When I was a young one, living in Antwerp, I fell in with a group of American expats. We all were drawn to The Folkcenter and The Matthijs, where Tony, Deroll Adams, and Norris held court. Those were the years when I took a little dip in the waters of folk singing myself but soon found out that I didn’t have the nerves to be a performer.
So, I crawled back into my pen.
Then I went and lived in England for a year. Tony went off somewhere. When I returned to Antwerp, he had come back as well. He would come and visit me and I would spend hours listening to his stories. He also played guitar for my baby son, who has grown into quite an accomplished guitarist.
One day, talking to Tony, I told him I was looking for a gift for my parents. The next time we met, he presented me with this painting of a mother and child. When I wanted to pay him, he refused the money. That was Tony: a golden heart, a wonderful painter, and a great story teller both with his guitar and with words.

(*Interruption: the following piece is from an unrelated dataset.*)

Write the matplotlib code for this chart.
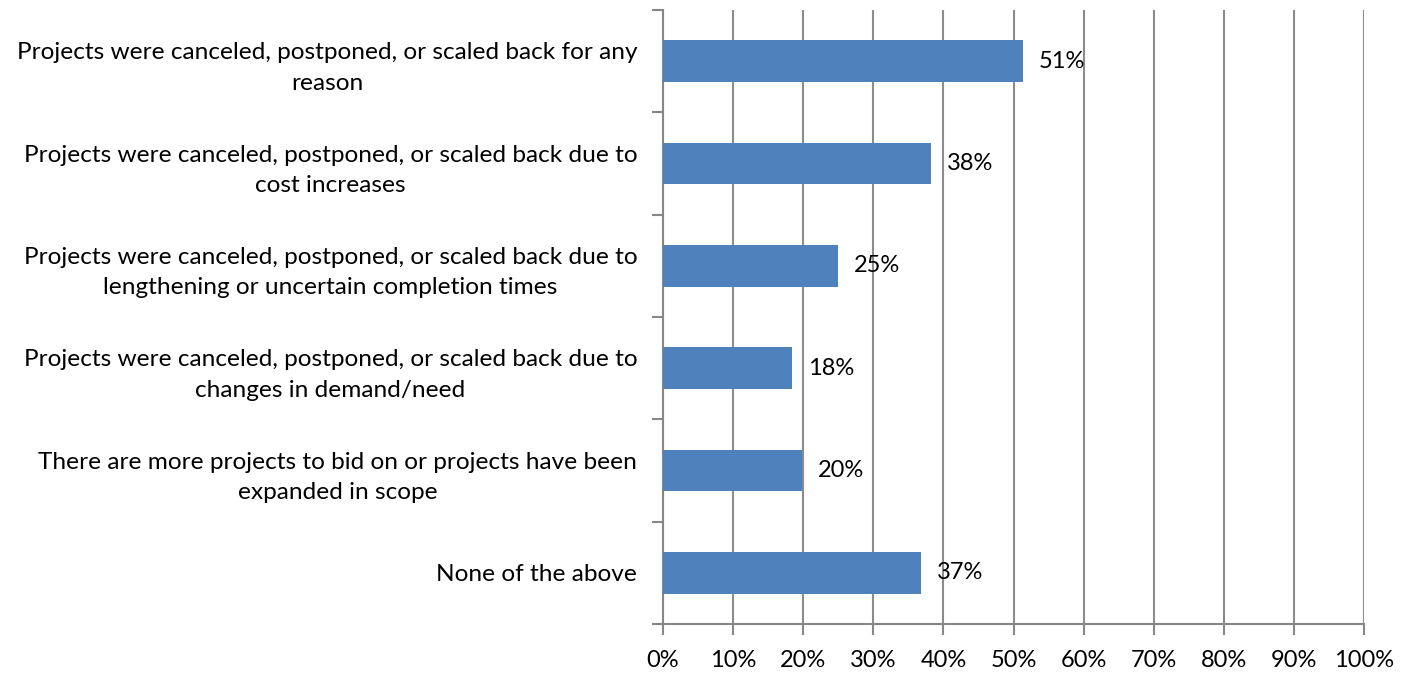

I left for Canada, after that. He went god knows where. One day, about thirty years ago, I happened upon him as he was busking somewhere in Antwerp. Still Tony, still doing the same thing, still true to his inner voice. We talked for a while. Then a good ten years later, I was visiting Antwerp again and there he was again, at the same spot, busking. It wasn’t as if he had been there all that time. No, he had just come back from the States and I was there, as usual, for a short visit and on a rare occasion when I was not being driven by a family member.
It was one of those wonderful twists of fate.
This time he invited me to visit with him and, that evening, I reconnected with Annmarie, whom I hadn’t seen since those youthful days of the Folkcenter. I must say that I feel privileged to have known this man and to have called him my friend.
And I am delighted to be able to visit with him on this blog.